• [Required work] Only the lines from the top of the listing below to the line that has "-0.084, -0.13, -0.516];" should be echoed, with both ends kept and pictures left out.

• [Information shown]
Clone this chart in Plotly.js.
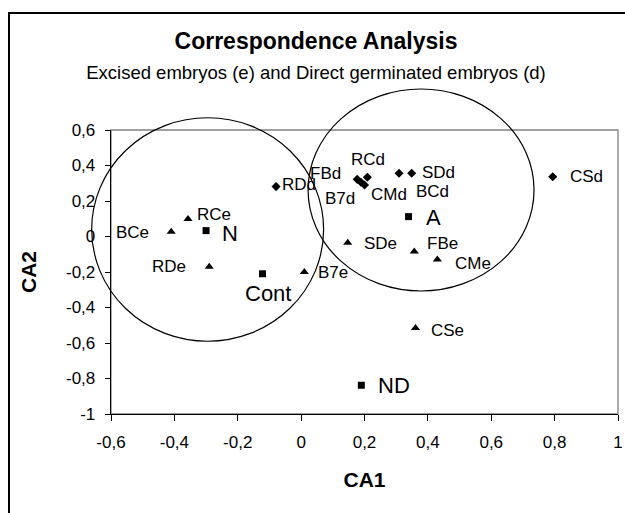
<!DOCTYPE html>
<html>
<head>
<meta charset="utf-8">
<script src="https://cdn.plot.ly/plotly-3.0.1.min.js"></script>
<style>html,body{margin:0;padding:0;background:#fff;}</style>
</head>
<body>
<div id="chart" style="width:625px;height:513px;"></div>
<script>
// ---- data ----
const eLabels = ['BCe', 'RCe', 'RDe', 'B7e', 'SDe', 'FBe', 'CMe', 'CSe'];
const eX = [-0.41, -0.357, -0.29, 0.01, 0.147, 0.357, 0.43, 0.361];
const eY = [0.027, 0.098, -0.17, -0.2, -0.035, -0.084, -0.13, -0.516];

const dLabels = ['RDd', 'FBd', 'RCd', 'B7d', 'CMd', 'BCd', 'SDd', 'CSd'];
const dX = [-0.079, 0.177, 0.209, 0.189, 0.2, 0.309, 0.349, 0.794];
const dY = [0.281, 0.322, 0.334, 0.306, 0.29, 0.356, 0.356, 0.337];

const sLabels = ['N', 'Cont', 'A', 'ND'];
const sX = [-0.30, -0.122, 0.339, 0.19];
const sY = [0.033, -0.21, 0.112, -0.838];

const xTickVals = [-0.6, -0.4, -0.2, 0, 0.2, 0.4, 0.6, 0.8, 1];
const xTickText = ['-0,6', '-0,4', '-0,2', '0', '0,2', '0,4', '0,6', '0,8', '1'];
const yTickVals = [-1, -0.8, -0.6, -0.4, -0.2, 0, 0.2, 0.4, 0.6];
const yTickText = ['-1', '-0,8', '-0,6', '-0,4', '-0,2', '0', '0,2', '0,4', '0,6'];

// group ellipses (data coords: x0, x1, y0, y1)
const groupLeft = [-0.661, 0.071, -0.590, 0.669];
const groupRight = [0.022, 0.735, -0.307, 0.831];

// ---- label placement (style) ----
const eOff = [['right', -20, 1], ['left', 7, -5], ['right', -21, 0], ['left', 12, 0], ['left', 14, 1], ['left', 11, -8], ['left', 16, 4], ['left', 13, 2]];
const dOff = [['left', 4, -2], ['right', -14, -6], ['center', 1, -18], ['right', -4, 16], ['left', 4, 9], ['center', 33, 18], ['left', 8, -1], ['left', 15, 0]];
const sOff = [['left', 14, 3], ['center', 6, 20], ['left', 15, 1], ['left', 15, 0]];

const FONT = 'Liberation Sans, Arial, sans-serif';
const xRange = [-0.6, 1];
const yRange = [-1, 0.6];

function px(v) { return (v - xRange[0]) / (xRange[1] - xRange[0]); }
function py(v) { return (v - yRange[0]) / (yRange[1] - yRange[0]); }

function labelAnns(xs, ys, labels, offs, size) {
  return labels.map((t, i) => ({
    x: xs[i], y: ys[i], xref: 'x', yref: 'y', text: t, showarrow: false,
    xanchor: offs[i][0], yanchor: 'middle', xshift: offs[i][1], yshift: -offs[i][2],
    font: {family: FONT, size: size, color: '#000'}
  }));
}

const traces = [
  {x: eX, y: eY, text: eLabels, mode: 'markers', type: 'scatter', name: 'Excised embryos',
   marker: {symbol: 'triangle-up', size: 8, color: '#000'}, hoverinfo: 'text+x+y'},
  {x: dX, y: dY, text: dLabels, mode: 'markers', type: 'scatter', name: 'Direct germinated embryos',
   marker: {symbol: 'diamond', size: 7, color: '#000'}, hoverinfo: 'text+x+y'},
  {x: sX, y: sY, text: sLabels, mode: 'markers', type: 'scatter', name: 'Treatments',
   marker: {symbol: 'square', size: 7, color: '#000'}, hoverinfo: 'text+x+y'}
];

function ellipse(g) {
  return {type: 'circle', xref: 'paper', yref: 'paper', layer: 'below',
    x0: px(g[0]), x1: px(g[1]), y0: py(g[2]), y1: py(g[3]),
    line: {color: '#000', width: 1.2}, fillcolor: 'rgba(0,0,0,0)'};
}

const L = 111, R = 7, T = 130, B = 99, W = 625, H = 513;
const pw = W - L - R, ph = H - T - B;
function pxX(p) { return (p - L) / pw; }
function pxY(p) { return ((H - B) - p) / ph; }

const shapes = [
  // outer chart frame (left and top edges; right/bottom fall outside the picture)
  {type: 'rect', xref: 'paper', yref: 'paper', layer: 'above',
   x0: pxX(9), x1: pxX(W + 10), y0: pxY(H + 10), y1: pxY(13),
   line: {color: '#000', width: 2}, fillcolor: 'rgba(0,0,0,0)'},
  // plot area border
  {type: 'rect', xref: 'paper', yref: 'paper', layer: 'below', x0: 0, x1: 1, y0: 0, y1: 1,
   line: {color: '#808080', width: 1.3}, fillcolor: 'rgba(0,0,0,0)'},
  ellipse(groupLeft),
  ellipse(groupRight)
];

const annotations = [].concat(
  labelAnns(eX, eY, eLabels, eOff, 17),
  labelAnns(dX, dY, dLabels, dOff, 17),
  labelAnns(sX, sY, sLabels, sOff, 22)
);

const axisCommon = {
  showgrid: false, zeroline: false, showline: true, linecolor: '#000', linewidth: 1.3,
  ticks: 'outside', tickcolor: '#000', tickwidth: 1, tickmode: 'array',
  tickfont: {family: FONT, size: 17, color: '#000'}
};

const layout = {
  width: W, height: H,
  margin: {l: L, r: R, t: T, b: B, pad: 0},
  paper_bgcolor: '#fff', plot_bgcolor: 'rgba(0,0,0,0)',
  showlegend: false,
  font: {family: FONT, color: '#000'},
  title: {
    text: '<b>Correspondence Analysis</b><br><span style="font-size:18.5px">Excised embryos (e) and Direct germinated embryos (d)</span>',
    font: {family: FONT, size: 23, color: '#000'},
    xref: 'paper', x: (316 - L) / pw, xanchor: 'center',
    yref: 'container', y: 1 - 49 / H, yanchor: 'middle'
  },
  xaxis: Object.assign({}, axisCommon, {
    range: xRange, tickvals: xTickVals, ticktext: xTickText, ticklen: 6, ticklabelstandoff: 6,
    title: {text: '<b>CA1</b>', font: {family: FONT, size: 21, color: '#000'}, standoff: 21}
  }),
  yaxis: Object.assign({}, axisCommon, {
    range: yRange, tickvals: yTickVals, ticktext: yTickText, ticklen: 5, ticklabelstandoff: 6,
    title: {text: '<b>CA2</b>', font: {family: FONT, size: 21, color: '#000'}, standoff: 23}
  }),
  shapes: shapes,
  annotations: annotations
};

Plotly.newPlot('chart', traces, layout, {displayModeBar: false, staticPlot: true});
</script>
</body>
</html>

• [Problem solution]
Clone this chart in Plotly.js.
<!DOCTYPE html>
<html>
<head>
<meta charset="utf-8">
<script src="https://cdn.plot.ly/plotly-3.0.1.min.js"></script>
<style>html,body{margin:0;padding:0;background:#fff;}</style>
</head>
<body>
<div id="chart" style="width:625px;height:513px;"></div>
<script>
// ---- data ----
const eLabels = ['BCe', 'RCe', 'RDe', 'B7e', 'SDe', 'FBe', 'CMe', 'CSe'];
const eX = [-0.41, -0.357, -0.29, 0.01, 0.147, 0.357, 0.43, 0.361];
const eY = [0.027, 0.098, -0.17, -0.2, -0.035, -0.084, -0.13, -0.516];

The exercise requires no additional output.